Sunday, April 28, 2013

The One That Started It All

If you’ve never seen it, then I envy you; you can look forward to seeing the film Forbidden Planet for the very first time. I recently acquired this classic masterpiece on DVD and screened it for my family.  It’s been decades since I last saw it, and my more mature perspective made me appreciate it even more.

Here are some facts to put things in perspective:  When this film was made in 1955 (released in ’56) it was only 10 years after the end of WWII.  Television and household appliances like refrigerators were fairly new.  The film was made in the same year as Marty McFly’s destination in the first Back To The Future movie.  The first flying saucer report (Roswell) had occurred a mere eight years previously.  No human had flown in space much less walked on the moon.  Computers not only still used punch cards, they used vacuum tubes (the transistor was just starting to gain acceptance).

But here’s what really counts: The people who made this film had never seen Star Trek, or Star Wars, or really any decent science fiction.  Up until Forbidden Planet sci-fi consisted of things like Robot Monster (featuring a guy in a gorilla suit wearing a goldfish bowl on his head with TV rabbit ears glued to the top as the "robot") and the Buck Rogers serials which had rockets on clearly visible strings (and sometimes hands) with anemic-looking sparklers shoved up their backsides.  In other words, the people who made Forbidden Planet had never seen any good science fiction.
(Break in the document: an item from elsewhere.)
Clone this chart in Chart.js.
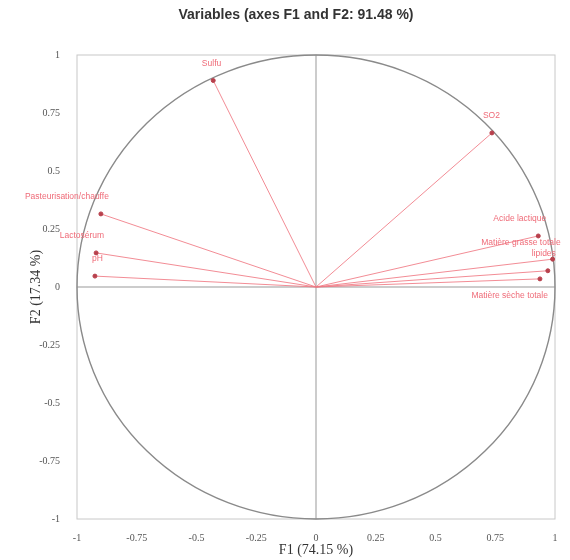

On the other hand, you can’t help but notice how many different ways later sci-fi ripped off Forbidden Planet.  Example:  The villain has this weird habit of putting periods in his dialog where they clearly don’t belong.  As an adult I now realize he was just muffing his lines- badly.  It seems likely those “periods” were actually the ends of printed lines in the script (small children have this same bad habit when reading aloud).  Nonetheless, it seems hauntingly familiar until you finally realize “hey!  That’s how Captain Kirk talks!” and it becomes all too clear as to where Shatner got the inspiration for that particular trait.  Indeed, Captain Kirk is completely indistinguishable from the Captain in Forbidden Planet in terms of characterization save for the odd delivery which comes from the villain.

Forbidden Planet also features sidearms which are called blasters (sound familiar?) that shoot colored dashes of light.  There are “gun batteries” which look almost identical to the ones used to defend Hoth in Empire Strikes Back.  But the most incredible moment is when you realize “hey!  That’s the inside of the Death Star!”  Yep, twenty-two years before Lucas “invented” it and better executed to boot.

This movie is so good on so many different levels it’s easy to forget when it was made.  The special effects are all first rate- easily equal to Star Wars but produced twenty-years before Industrial Light and Magic.  It’s the first movie ever to feature an all electronic score.  And the attention to scientific detail is impressive.  Example:  When the ship, traveling at “several times the speed of light” needs to decelerate to enter orbit around a planet, the crew all have to go into stasis to protect them from the several million gees which would turn them into strawberry jam.  We never see that in Star Wars/TrekST: The Next Generation frequently gets patted on the back for being so prescient about tablet computers with their “PADDS.”  Yeah, well, Forbidden Planet has a scene with a handheld computer that bears a striking resemblance to a Nintendo DS- more than thirty years before Next Gen came out.

If you haven’t already seen it (or haven’t seen it recently) you simply must Netflix it or do what I did and buy it on E-Bay.  No one can count themselves a sci-fi aficionado until they have watched this groundbreaking classic.